Even sitting down to write this post, the cursor just blinked at me for ages as if to say, “well? What did you call me here for? I have things I could be doing, you know.” But I try to push on and write, if only to try and wrest some control back from my foggy brain and prove I can string a sentence together.

Although I don’t have chronic fatigue syndrome like the writer of this article (“To survive chronic illness, I needed permission to grieve for myself“), a lot of what she said resonated with me, particularly the idea that you might grieve the loss of the person you were before, what you used to be able to do, and that the grief in itself is a complicated feeling. “To grieve was to give up, and there was shame in that – a sense that I was shirking the responsibility of becoming well again through sheer force of will. I could be ill for a time, but eventually enough would be enough, and I was expected to go back to my old life.”

I still rail against it, even though I have struggled with this tiredness for years. Why shouldn’t I be able to have a couple of days of relatively low-stress activity and still be able to function like a normal human? Saturday I did some gardening. Sunday I went to church and had some meals out. Monday I took the car to be serviced, wandered around town for a bit, worked, went to symphonic band. None of these are difficult things. None of these are especially tiring; I mean yes, it’s more activity than just lying on the couch for three days but it’s not unmanageable. And yet today I feel like doing anything more than staring out the window is a challenge, even though I have piles of things I need to be getting on with. I do work in fits and starts, feeling the slight desperation of noting time slipping away as the day rolls on and my jobs remain unfinished.

Basically my mental capacity on days like this extends to Candy Crush. Staring at a screen and moving coloured blobs around with my finger is about my limit before it starts to feel like I’m trying to walk up a hill dragging a cow carcass behind me. (Cow carcass? Yeah I don’t know. It just popped into my head.

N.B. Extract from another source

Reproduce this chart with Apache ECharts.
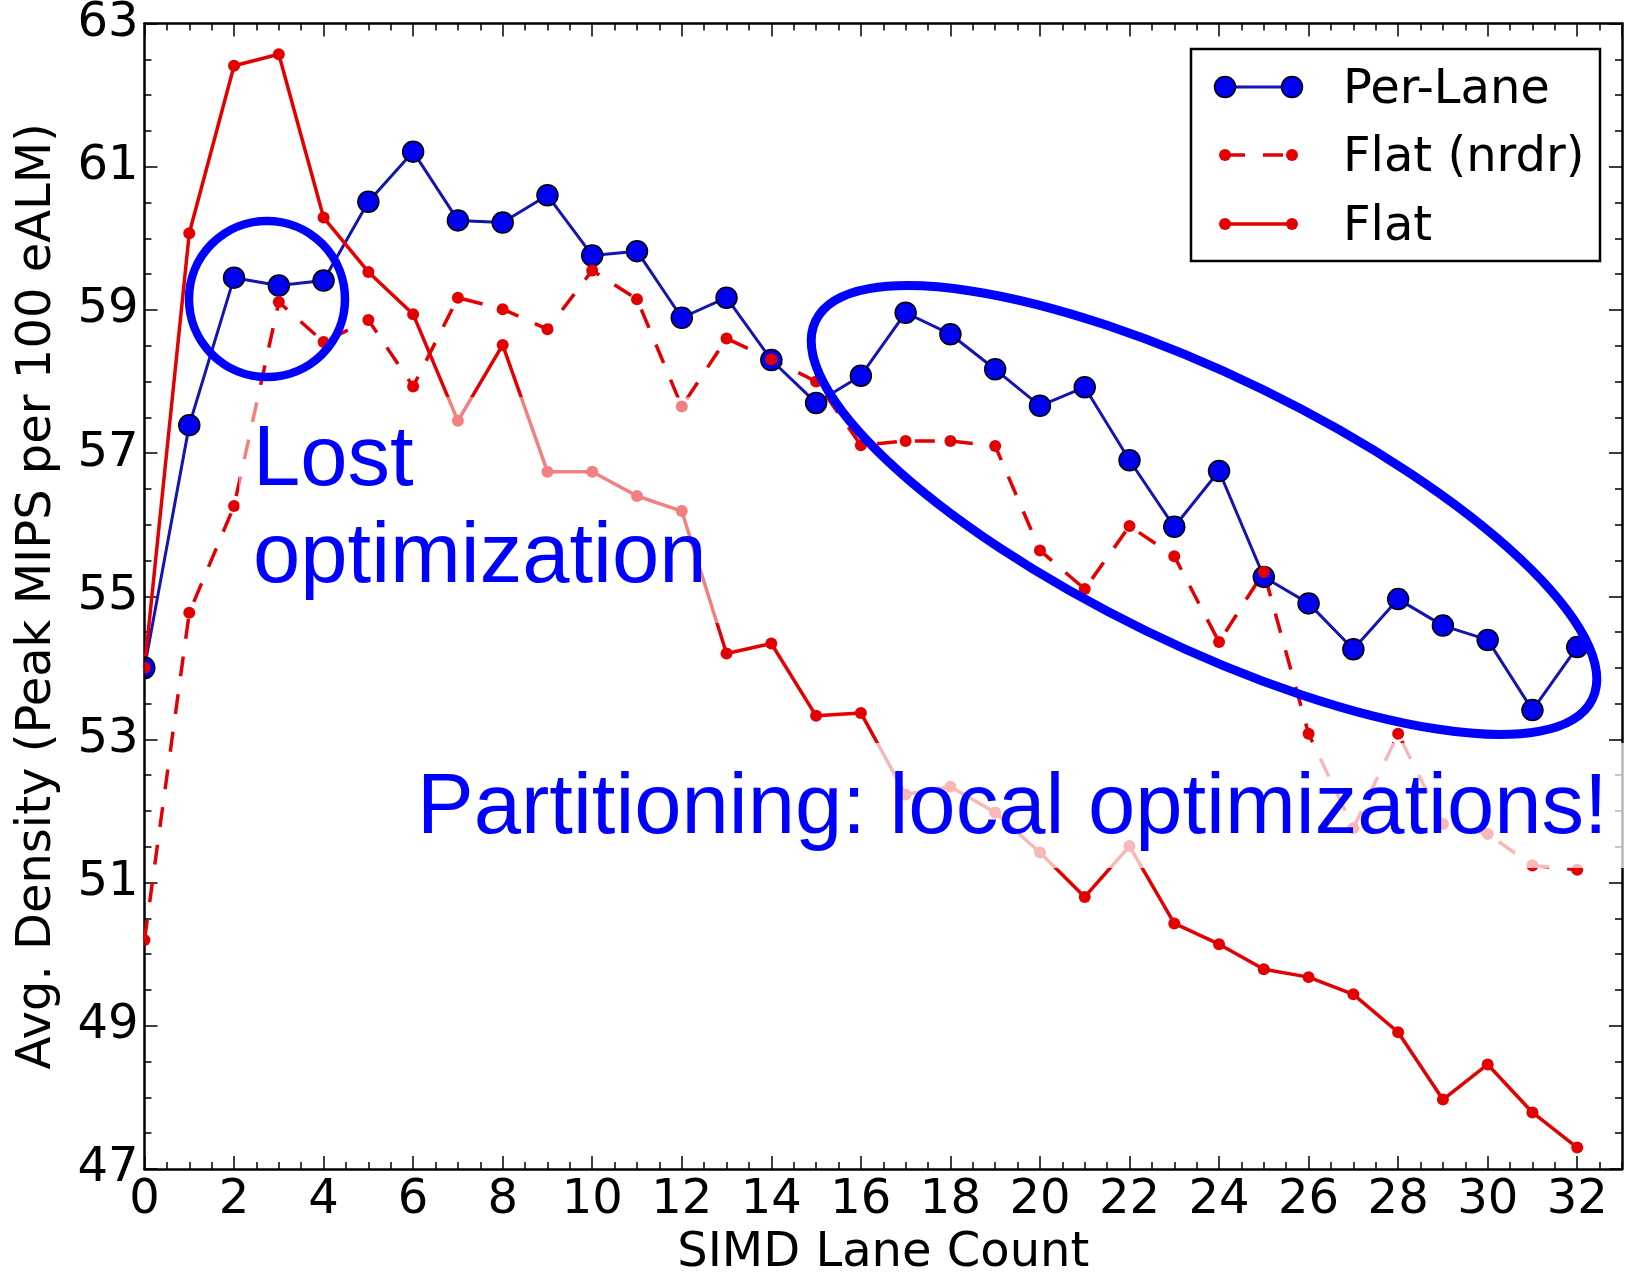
<!DOCTYPE html>
<html>
<head>
<meta charset="utf-8">
<script src="https://cdn.jsdelivr.net/npm/echarts@6/dist/echarts.min.js"></script>
<style>
  html, body { margin: 0; padding: 0; background: #fff; }
  #chart { width: 1633px; height: 1275px; }
</style>
</head>
<body>
<div id="chart"></div>
<script>
// SIMD lane counts on the x axis
const lanes = [0, 1, 2, 3, 4, 5, 6, 7, 8, 9, 10, 11, 12, 13, 14, 15, 16,
               17, 18, 19, 20, 21, 22, 23, 24, 25, 26, 27, 28, 29, 30, 31, 32];

// Average density (peak MIPS per 100 eALM) for each configuration
const perLane = [54.00, 57.39, 59.45, 59.34, 59.41, 60.51, 61.21, 60.25, 60.22, 60.60,
                 59.76, 59.82, 58.89, 59.17, 58.30, 57.70, 58.08, 58.96, 58.66, 58.17,
                 57.66, 57.92, 56.90, 55.97, 56.75, 55.27, 54.90, 54.26, 54.96, 54.59,
                 54.39, 53.41, 54.29];
const flatNrdr = [50.20, 54.77, 56.26, 59.11, 58.55, 58.86, 57.93, 59.17, 59.01, 58.73,
                  59.55, 59.15, 57.65, 58.60, 58.31, 58.00, 57.11, 57.17, 57.17, 57.10,
                  55.64, 55.10, 55.98, 55.56, 54.36, 55.34, 53.08, 51.76, 53.08, 51.82,
                  51.68, 51.24, 51.18];
const flat = [54.00, 60.07, 62.41, 62.57, 60.29, 59.53, 58.94, 57.45, 58.51, 56.74,
              56.74, 56.40, 56.19, 54.20, 54.34, 53.33, 53.37, 52.23, 52.34, 51.98,
              51.42, 50.80, 51.51, 50.43, 50.14, 49.79, 49.68, 49.44, 48.91, 47.97,
              48.46, 47.79, 47.30];

const seriesNames = ['Per-Lane', 'Flat (nrdr)', 'Flat'];

const TICK_FONT = 'DejaVu Sans';
const NOTE_FONT = 'Liberation Sans';
const BLUE_LINE = '#1414b4';
const BLUE_MARK = '#0000f0';
const RED = '#e40000';
const NOTE_BLUE = '#0000ff';
const DASH = [20, 18];

// right half of a disc: markers sitting on the left spine are cut by the plot frame
const HALF_DISC = 'path://M0,0 A10,10 0 0 1 0,20 Z';

function pairs(ys, size) {
  return lanes.map((x, i) => {
    const item = { value: [x, ys[i]] };
    if (x === 0) {
      item.symbol = HALF_DISC;
      item.symbolSize = [size / 2, size];
      item.symbolOffset = [size / 4, 0];
    }
    return item;
  });
}

const tickStyle = { color: '#000', width: 1.5 };
const lineStyle = { color: '#000', width: 2.5 };

function axis(extra) {
  return Object.assign({
    type: 'value',
    splitLine: { show: false },
    axisLine: { show: true, onZero: false, lineStyle: lineStyle },
    axisLabel: { show: false }
  }, extra);
}

const xAxes = [
  axis({
    min: 0, max: 33, interval: 2, position: 'bottom',
    axisTick: { inside: true, length: 13, lineStyle: tickStyle },
    axisLabel: { show: true, color: '#000', fontSize: 48, fontFamily: TICK_FONT, margin: 8, showMaxLabel: false },
    name: 'SIMD Lane Count', nameLocation: 'middle', nameGap: 58,
    nameTextStyle: { color: '#000', fontSize: 48, fontFamily: TICK_FONT }
  }),
  axis({ min: 0, max: 33, interval: 0.5, position: 'bottom',
         axisLine: { show: false, onZero: false },
         axisTick: { inside: true, length: 7, lineStyle: tickStyle } }),
  axis({ min: 0, max: 33, interval: 2, position: 'top',
         axisTick: { inside: true, length: 13, lineStyle: tickStyle } }),
  axis({ min: 0, max: 33, interval: 0.5, position: 'top',
         axisLine: { show: false, onZero: false },
         axisTick: { inside: true, length: 7, lineStyle: tickStyle } })
];

const yAxes = [
  axis({
    min: 47, max: 63, interval: 2, position: 'left',
    axisTick: { inside: true, length: 13, lineStyle: tickStyle },
    axisLabel: { show: true, color: '#000', fontSize: 48, fontFamily: TICK_FONT, margin: 6 },
    name: 'Avg. Density (Peak MIPS per 100 eALM)', nameLocation: 'middle', nameGap: 83,
    nameTextStyle: { color: '#000', fontSize: 48, fontFamily: TICK_FONT }
  }),
  axis({ min: 47, max: 63, interval: 0.5, position: 'left',
         axisLine: { show: false, onZero: false },
         axisTick: { inside: true, length: 7, lineStyle: tickStyle } }),
  axis({ min: 47, max: 63, interval: 2, position: 'right',
         axisTick: { inside: true, length: 13, lineStyle: tickStyle } }),
  axis({ min: 47, max: 63, interval: 0.5, position: 'right',
         axisLine: { show: false, onZero: false },
         axisTick: { inside: true, length: 7, lineStyle: tickStyle } })
];

const series = [
  {
    name: seriesNames[0], type: 'line', data: pairs(perLane, 21),
    symbol: 'circle', symbolSize: 21,
    lineStyle: { color: BLUE_LINE, width: 3 },
    itemStyle: { color: BLUE_MARK, borderColor: '#000', borderWidth: 1.5 }
  },
  {
    name: seriesNames[1], type: 'line', data: pairs(flatNrdr, 12),
    symbol: 'circle', symbolSize: 12,
    lineStyle: { color: RED, width: 3.5, type: DASH },
    itemStyle: { color: RED, borderWidth: 0 }
  },
  {
    name: seriesNames[2], type: 'line', data: pairs(flat, 12),
    symbol: 'circle', symbolSize: 12,
    lineStyle: { color: RED, width: 3.5 },
    itemStyle: { color: RED, borderWidth: 0 }
  }
].map(s => Object.assign(s, { xAxisIndex: 0, yAxisIndex: 0, emphasis: { disabled: true } }));

function noteText(text, x, y) {
  return {
    type: 'text', z: 51, silent: true,
    style: { text: text, x: x, y: y, fill: NOTE_BLUE, fontSize: 85, fontFamily: NOTE_FONT,
             align: 'left', textAlign: 'left', verticalAlign: 'middle', textVerticalAlign: 'middle' }
  };
}

// Legend, drawn as a framed box with two markers per sample line
const legendRows = [
  { name: seriesNames[0], y: 87, stroke: BLUE_LINE, width: 3, dash: null, r: 10.5, fill: BLUE_MARK, edge: '#000' },
  { name: seriesNames[1], y: 155, stroke: RED, width: 3.5, dash: DASH, r: 6, fill: RED, edge: null },
  { name: seriesNames[2], y: 224, stroke: RED, width: 3.5, dash: null, r: 6, fill: RED, edge: null }
];
const legendEls = [
  { type: 'rect', z: 60, shape: { x: 1191, y: 49, width: 409, height: 212 },
    style: { fill: '#fff', stroke: '#000', lineWidth: 2.5 } }
];
legendRows.forEach(row => {
  legendEls.push({ type: 'line', z: 61, shape: { x1: 1225, y1: row.y, x2: 1292, y2: row.y },
    style: { stroke: row.stroke, lineWidth: row.width, lineDash: row.dash || null } });
  [1225, 1292].forEach(cx => legendEls.push({
    type: 'circle', z: 62, shape: { cx: cx, cy: row.y, r: row.r },
    style: { fill: row.fill, stroke: row.edge || null, lineWidth: row.edge ? 1.5 : 0 }
  }));
  legendEls.push({
    type: 'text', z: 62,
    style: { text: row.name, x: 1343, y: row.y + 4, fill: '#000', fontSize: 48, fontFamily: TICK_FONT,
             align: 'left', textAlign: 'left', verticalAlign: 'middle', textVerticalAlign: 'middle' }
  });
});

const notes = [
  // translucent panels behind the annotation text
  { type: 'rect', z: 50, silent: true, shape: { x: 239, y: 397, width: 481, height: 226 },
    style: { fill: 'rgba(255,255,255,0.5)' } },
  { type: 'rect', z: 50, silent: true, shape: { x: 402, y: 743, width: 1228, height: 125 },
    style: { fill: 'rgba(255,255,255,0.72)' } },
  noteText('Lost', 253, 462),
  noteText('optimization', 253, 559),
  noteText('Partitioning: local optimizations!', 417, 809.5),
  // highlight rings
  { type: 'circle', z: 52, silent: true, shape: { cx: 267, cy: 299, r: 78 },
    style: { fill: 'none', stroke: NOTE_BLUE, lineWidth: 8.5 } },
  { type: 'ellipse', z: 52, silent: true, x: 1204, y: 510, rotation: -26 * Math.PI / 180,
    shape: { cx: 0, cy: 0, rx: 432, ry: 134 },
    style: { fill: 'none', stroke: NOTE_BLUE, lineWidth: 9 } }
];

const chart = echarts.init(document.getElementById('chart'), null, { renderer: 'canvas' });
chart.setOption({
  animation: false,
  backgroundColor: '#fff',
  grid: { left: 144.5, right: 11, top: 23.5, bottom: 106, containLabel: false, outerBoundsMode: 'none' },
  xAxis: xAxes,
  yAxis: yAxes,
  series: series,
  graphic: { elements: notes.concat(legendEls) }
});
</script>
</body>
</html>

I went with it.) Focusing on something like that simple game means that it breaks the incessant negative chatter that happens, telling my I’m wasting time, I’m letting people down, I’m failing at life in general (which is so obviously not true!).

Brené Brown says: “talk to yourself like you would someone you love.” I realise that on days like this, I really don’t talk to myself in a loving way, which makes it all worse.

So instead of thinking about failure and hopeless, I am going to commit to enjoying the remedial massage I have booked for this afternoon (good accidental planning, past Bec). I was going to go in to the Tasmanian Artisans Shop while I’m in town to drop off some more scarves that I’ve made, but even that interaction seems like too much effort, so if I feel like I can’t deal with that, I’ll do it another day and won’t beat myself up about it. I will soak up some vitamin D in the sun. I will listen to uplifting music and read a psalm or two. I will not feel beaten down by this body.